### WHAT IS NEEDED
An exact copy of the records is required, minus the pictures they hold.

### DATA PROVIDED
------------------------------------
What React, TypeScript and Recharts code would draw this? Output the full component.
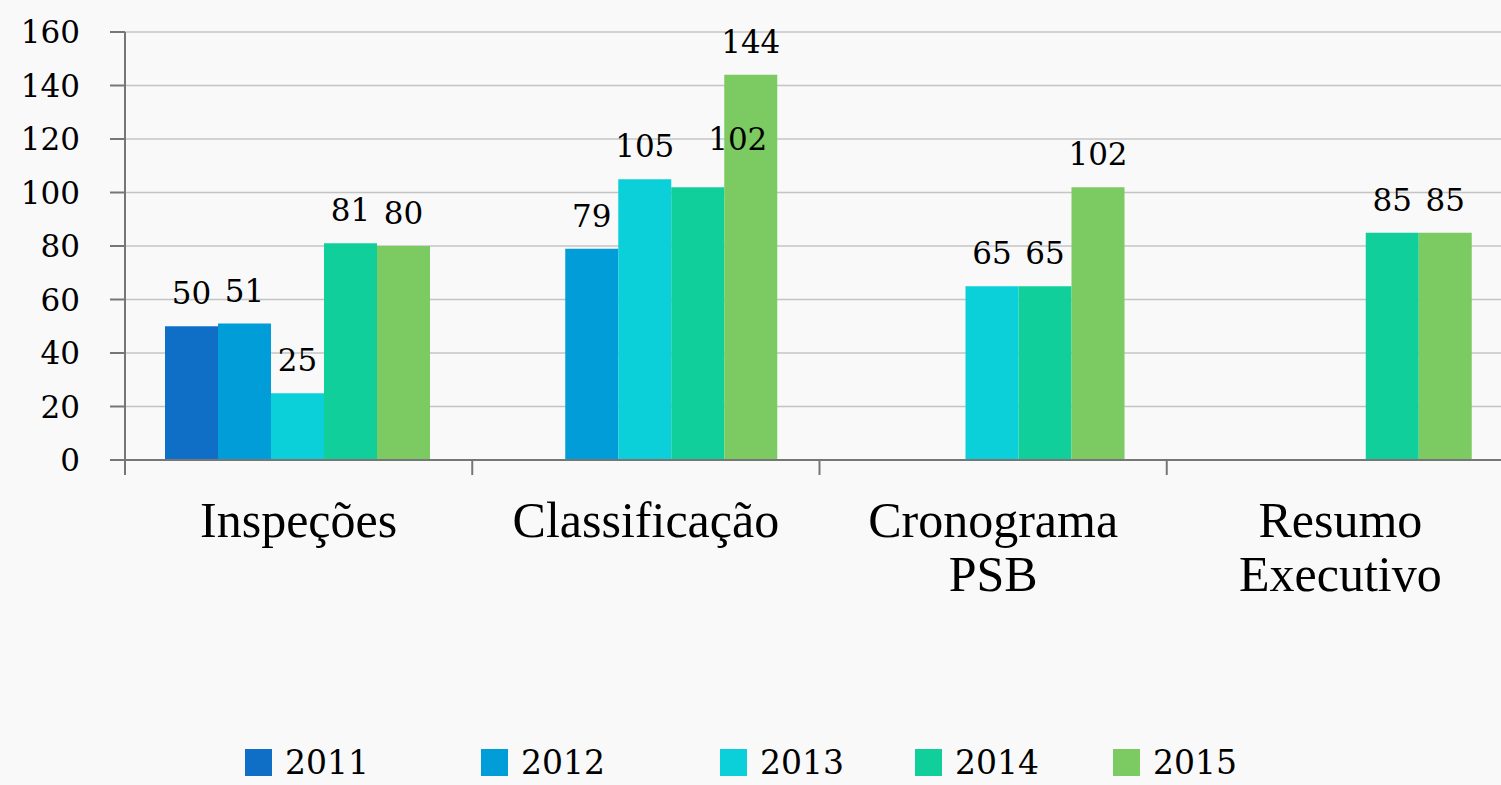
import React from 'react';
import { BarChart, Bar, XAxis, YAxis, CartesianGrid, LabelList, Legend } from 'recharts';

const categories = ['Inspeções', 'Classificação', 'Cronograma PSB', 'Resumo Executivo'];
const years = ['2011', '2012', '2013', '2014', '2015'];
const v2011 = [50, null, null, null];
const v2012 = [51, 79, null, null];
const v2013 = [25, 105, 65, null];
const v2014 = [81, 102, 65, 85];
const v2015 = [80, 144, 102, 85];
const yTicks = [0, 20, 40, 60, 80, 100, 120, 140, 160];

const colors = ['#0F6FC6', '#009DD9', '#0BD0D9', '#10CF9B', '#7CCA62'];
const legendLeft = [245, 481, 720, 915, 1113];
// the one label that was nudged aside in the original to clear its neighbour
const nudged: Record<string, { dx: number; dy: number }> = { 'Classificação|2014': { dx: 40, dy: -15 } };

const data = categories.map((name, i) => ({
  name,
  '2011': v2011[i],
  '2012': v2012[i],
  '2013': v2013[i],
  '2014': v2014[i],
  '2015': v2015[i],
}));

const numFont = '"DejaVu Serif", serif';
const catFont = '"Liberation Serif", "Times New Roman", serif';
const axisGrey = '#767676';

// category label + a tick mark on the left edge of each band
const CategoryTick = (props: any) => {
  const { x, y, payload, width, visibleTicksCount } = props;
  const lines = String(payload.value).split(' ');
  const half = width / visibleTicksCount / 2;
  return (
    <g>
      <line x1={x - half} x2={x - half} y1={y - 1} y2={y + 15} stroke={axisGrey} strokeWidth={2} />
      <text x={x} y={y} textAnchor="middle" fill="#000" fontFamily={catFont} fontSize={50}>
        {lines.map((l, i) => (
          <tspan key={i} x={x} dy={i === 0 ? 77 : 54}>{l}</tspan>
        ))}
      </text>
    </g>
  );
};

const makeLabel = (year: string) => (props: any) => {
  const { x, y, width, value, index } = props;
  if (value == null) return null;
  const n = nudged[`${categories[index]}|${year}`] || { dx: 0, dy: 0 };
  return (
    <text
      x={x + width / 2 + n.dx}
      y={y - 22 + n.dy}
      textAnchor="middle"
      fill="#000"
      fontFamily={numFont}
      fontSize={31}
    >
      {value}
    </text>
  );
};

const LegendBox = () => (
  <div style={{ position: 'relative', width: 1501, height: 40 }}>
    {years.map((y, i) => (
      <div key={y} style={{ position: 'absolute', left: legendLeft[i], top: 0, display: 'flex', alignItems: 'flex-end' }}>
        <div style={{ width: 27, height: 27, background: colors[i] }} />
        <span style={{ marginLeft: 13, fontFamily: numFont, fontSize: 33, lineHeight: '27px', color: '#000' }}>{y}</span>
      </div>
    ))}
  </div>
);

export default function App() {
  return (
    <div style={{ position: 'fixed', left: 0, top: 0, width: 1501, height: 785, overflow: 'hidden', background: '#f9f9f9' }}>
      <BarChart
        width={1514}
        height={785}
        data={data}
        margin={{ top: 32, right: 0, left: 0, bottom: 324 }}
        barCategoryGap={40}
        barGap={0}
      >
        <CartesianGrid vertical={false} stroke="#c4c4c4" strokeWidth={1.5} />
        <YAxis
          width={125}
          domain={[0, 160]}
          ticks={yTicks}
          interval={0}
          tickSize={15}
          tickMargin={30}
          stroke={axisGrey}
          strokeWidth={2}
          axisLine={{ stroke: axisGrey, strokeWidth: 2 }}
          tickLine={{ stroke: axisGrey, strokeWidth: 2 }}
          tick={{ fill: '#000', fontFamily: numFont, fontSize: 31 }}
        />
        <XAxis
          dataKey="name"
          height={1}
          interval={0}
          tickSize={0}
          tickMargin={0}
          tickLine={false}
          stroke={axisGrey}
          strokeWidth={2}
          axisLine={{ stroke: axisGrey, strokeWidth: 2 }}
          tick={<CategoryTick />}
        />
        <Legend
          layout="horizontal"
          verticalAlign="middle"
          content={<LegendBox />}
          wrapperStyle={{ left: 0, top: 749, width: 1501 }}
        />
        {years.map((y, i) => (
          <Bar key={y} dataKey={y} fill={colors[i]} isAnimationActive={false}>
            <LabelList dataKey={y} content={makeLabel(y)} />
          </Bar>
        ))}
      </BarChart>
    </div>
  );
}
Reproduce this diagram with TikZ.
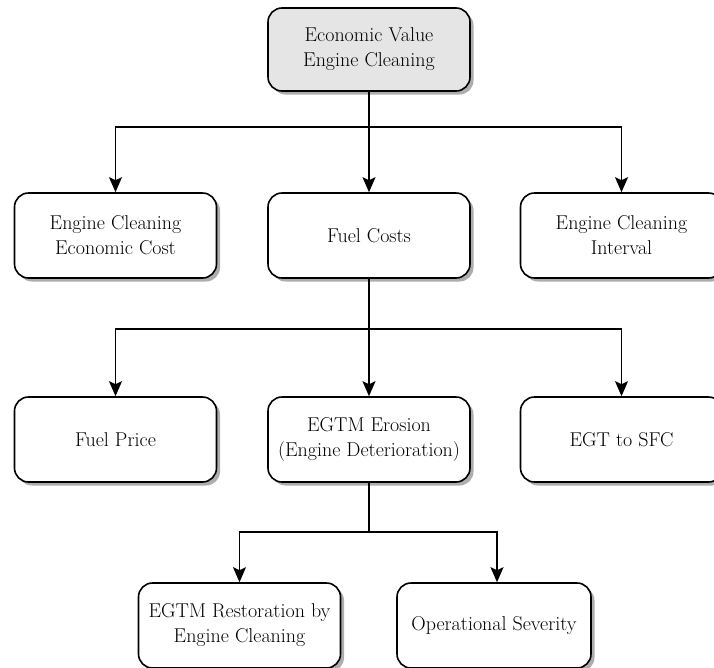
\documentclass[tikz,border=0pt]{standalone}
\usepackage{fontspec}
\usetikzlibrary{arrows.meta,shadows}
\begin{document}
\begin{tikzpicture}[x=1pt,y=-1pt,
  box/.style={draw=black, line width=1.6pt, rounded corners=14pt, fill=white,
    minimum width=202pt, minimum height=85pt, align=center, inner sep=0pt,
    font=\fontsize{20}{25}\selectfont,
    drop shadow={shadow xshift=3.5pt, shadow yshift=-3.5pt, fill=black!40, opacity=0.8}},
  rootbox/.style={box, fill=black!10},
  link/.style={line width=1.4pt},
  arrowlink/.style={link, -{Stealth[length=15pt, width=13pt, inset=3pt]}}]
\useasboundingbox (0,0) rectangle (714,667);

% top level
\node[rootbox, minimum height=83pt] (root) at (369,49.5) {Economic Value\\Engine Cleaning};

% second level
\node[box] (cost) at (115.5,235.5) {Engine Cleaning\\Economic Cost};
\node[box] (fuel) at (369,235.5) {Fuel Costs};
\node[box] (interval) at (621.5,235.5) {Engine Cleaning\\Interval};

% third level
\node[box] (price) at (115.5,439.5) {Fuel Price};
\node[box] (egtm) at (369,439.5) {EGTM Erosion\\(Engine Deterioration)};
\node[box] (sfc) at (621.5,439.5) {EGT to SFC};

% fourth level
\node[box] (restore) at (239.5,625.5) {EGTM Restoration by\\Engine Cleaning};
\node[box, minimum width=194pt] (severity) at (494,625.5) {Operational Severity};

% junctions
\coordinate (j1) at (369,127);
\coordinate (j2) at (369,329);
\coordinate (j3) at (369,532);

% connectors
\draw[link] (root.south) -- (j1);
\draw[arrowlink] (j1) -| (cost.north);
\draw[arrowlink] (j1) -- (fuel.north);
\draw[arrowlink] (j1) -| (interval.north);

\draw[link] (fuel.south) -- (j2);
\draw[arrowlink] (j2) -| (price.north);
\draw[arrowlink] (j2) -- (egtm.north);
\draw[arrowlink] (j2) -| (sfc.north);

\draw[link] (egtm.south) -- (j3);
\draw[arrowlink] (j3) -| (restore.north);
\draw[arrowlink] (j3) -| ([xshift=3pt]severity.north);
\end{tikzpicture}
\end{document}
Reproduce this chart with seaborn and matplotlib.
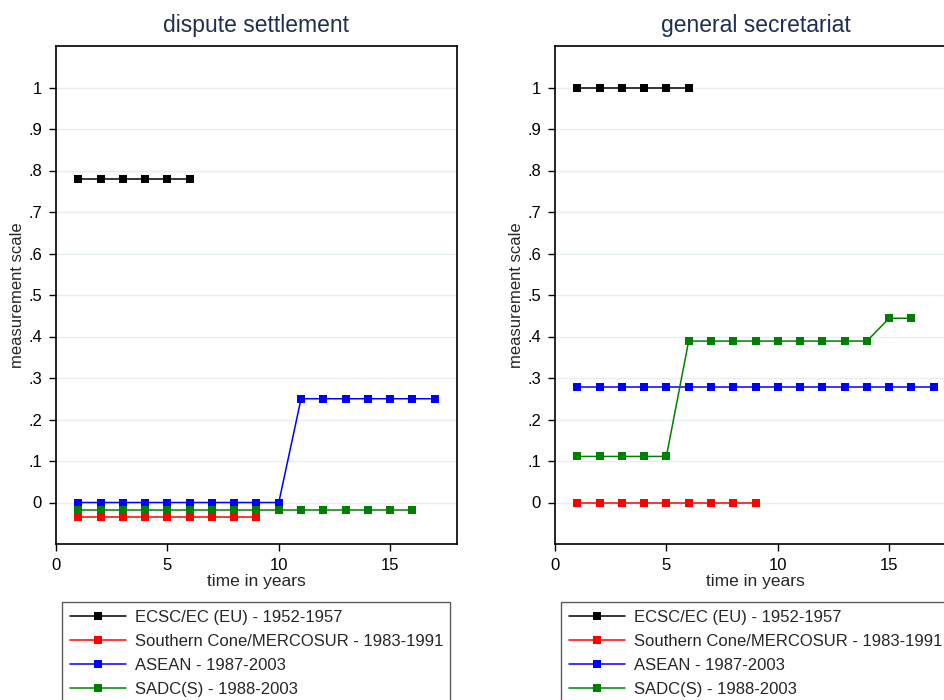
------------------------------------
### RESULT
What React, TypeScript and Recharts code would draw this? Output the full component.
import React from 'react';
import { BarChart, Bar, XAxis, YAxis, CartesianGrid, LabelList, Legend } from 'recharts';

const categories = ['Inspeções', 'Classificação', 'Cronograma PSB', 'Resumo Executivo'];
const years = ['2011', '2012', '2013', '2014', '2015'];
const v2011 = [50, null, null, null];
const v2012 = [51, 79, null, null];
const v2013 = [25, 105, 65, null];
const v2014 = [81, 102, 65, 85];
const v2015 = [80, 144, 102, 85];
const yTicks = [0, 20, 40, 60, 80, 100, 120, 140, 160];

const colors = ['#0F6FC6', '#009DD9', '#0BD0D9', '#10CF9B', '#7CCA62'];
const legendLeft = [245, 481, 720, 915, 1113];
// the one label that was nudged aside in the original to clear its neighbour
const nudged: Record<string, { dx: number; dy: number }> = { 'Classificação|2014': { dx: 40, dy: -15 } };

const data = categories.map((name, i) => ({
  name,
  '2011': v2011[i],
  '2012': v2012[i],
  '2013': v2013[i],
  '2014': v2014[i],
  '2015': v2015[i],
}));

const numFont = '"DejaVu Serif", serif';
const catFont = '"Liberation Serif", "Times New Roman", serif';
const axisGrey = '#767676';

// category label + a tick mark on the left edge of each band
const CategoryTick = (props: any) => {
  const { x, y, payload, width, visibleTicksCount } = props;
  const lines = String(payload.value).split(' ');
  const half = width / visibleTicksCount / 2;
  return (
    <g>
      <line x1={x - half} x2={x - half} y1={y - 1} y2={y + 15} stroke={axisGrey} strokeWidth={2} />
      <text x={x} y={y} textAnchor="middle" fill="#000" fontFamily={catFont} fontSize={50}>
        {lines.map((l, i) => (
          <tspan key={i} x={x} dy={i === 0 ? 77 : 54}>{l}</tspan>
        ))}
      </text>
    </g>
  );
};

const makeLabel = (year: string) => (props: any) => {
  const { x, y, width, value, index } = props;
  if (value == null) return null;
  const n = nudged[`${categories[index]}|${year}`] || { dx: 0, dy: 0 };
  return (
    <text
      x={x + width / 2 + n.dx}
      y={y - 22 + n.dy}
      textAnchor="middle"
      fill="#000"
      fontFamily={numFont}
      fontSize={31}
    >
      {value}
    </text>
  );
};

const LegendBox = () => (
  <div style={{ position: 'relative', width: 1501, height: 40 }}>
    {years.map((y, i) => (
      <div key={y} style={{ position: 'absolute', left: legendLeft[i], top: 0, display: 'flex', alignItems: 'flex-end' }}>
        <div style={{ width: 27, height: 27, background: colors[i] }} />
        <span style={{ marginLeft: 13, fontFamily: numFont, fontSize: 33, lineHeight: '27px', color: '#000' }}>{y}</span>
      </div>
    ))}
  </div>
);

export default function App() {
  return (
    <div style={{ position: 'fixed', left: 0, top: 0, width: 1501, height: 785, overflow: 'hidden', background: '#f9f9f9' }}>
      <BarChart
        width={1514}
        height={785}
        data={data}
        margin={{ top: 32, right: 0, left: 0, bottom: 324 }}
        barCategoryGap={40}
        barGap={0}
      >
        <CartesianGrid vertical={false} stroke="#c4c4c4" strokeWidth={1.5} />
        <YAxis
          width={125}
          domain={[0, 160]}
          ticks={yTicks}
          interval={0}
          tickSize={15}
          tickMargin={30}
          stroke={axisGrey}
          strokeWidth={2}
          axisLine={{ stroke: axisGrey, strokeWidth: 2 }}
          tickLine={{ stroke: axisGrey, strokeWidth: 2 }}
          tick={{ fill: '#000', fontFamily: numFont, fontSize: 31 }}
        />
        <XAxis
          dataKey="name"
          height={1}
          interval={0}
          tickSize={0}
          tickMargin={0}
          tickLine={false}
          stroke={axisGrey}
          strokeWidth={2}
          axisLine={{ stroke: axisGrey, strokeWidth: 2 }}
          tick={<CategoryTick />}
        />
        <Legend
          layout="horizontal"
          verticalAlign="middle"
          content={<LegendBox />}
          wrapperStyle={{ left: 0, top: 749, width: 1501 }}
        />
        {years.map((y, i) => (
          <Bar key={y} dataKey={y} fill={colors[i]} isAnimationActive={false}>
            <LabelList dataKey={y} content={makeLabel(y)} />
          </Bar>
        ))}
      </BarChart>
    </div>
  );
}
Reproduce this diagram with TikZ.
\documentclass[tikz,border=0pt]{standalone}
\usepackage{fontspec}
\usetikzlibrary{arrows.meta,shadows}
\begin{document}
\begin{tikzpicture}[x=1pt,y=-1pt,
  box/.style={draw=black, line width=1.6pt, rounded corners=14pt, fill=white,
    minimum width=202pt, minimum height=85pt, align=center, inner sep=0pt,
    font=\fontsize{20}{25}\selectfont,
    drop shadow={shadow xshift=3.5pt, shadow yshift=-3.5pt, fill=black!40, opacity=0.8}},
  rootbox/.style={box, fill=black!10},
  link/.style={line width=1.4pt},
  arrowlink/.style={link, -{Stealth[length=15pt, width=13pt, inset=3pt]}}]
\useasboundingbox (0,0) rectangle (714,667);

% top level
\node[rootbox, minimum height=83pt] (root) at (369,49.5) {Economic Value\\Engine Cleaning};

% second level
\node[box] (cost) at (115.5,235.5) {Engine Cleaning\\Economic Cost};
\node[box] (fuel) at (369,235.5) {Fuel Costs};
\node[box] (interval) at (621.5,235.5) {Engine Cleaning\\Interval};

% third level
\node[box] (price) at (115.5,439.5) {Fuel Price};
\node[box] (egtm) at (369,439.5) {EGTM Erosion\\(Engine Deterioration)};
\node[box] (sfc) at (621.5,439.5) {EGT to SFC};

% fourth level
\node[box] (restore) at (239.5,625.5) {EGTM Restoration by\\Engine Cleaning};
\node[box, minimum width=194pt] (severity) at (494,625.5) {Operational Severity};

% junctions
\coordinate (j1) at (369,127);
\coordinate (j2) at (369,329);
\coordinate (j3) at (369,532);

% connectors
\draw[link] (root.south) -- (j1);
\draw[arrowlink] (j1) -| (cost.north);
\draw[arrowlink] (j1) -- (fuel.north);
\draw[arrowlink] (j1) -| (interval.north);

\draw[link] (fuel.south) -- (j2);
\draw[arrowlink] (j2) -| (price.north);
\draw[arrowlink] (j2) -- (egtm.north);
\draw[arrowlink] (j2) -| (sfc.north);

\draw[link] (egtm.south) -- (j3);
\draw[arrowlink] (j3) -| (restore.north);
\draw[arrowlink] (j3) -| ([xshift=3pt]severity.north);
\end{tikzpicture}
\end{document}
Reproduce this chart with seaborn and matplotlib.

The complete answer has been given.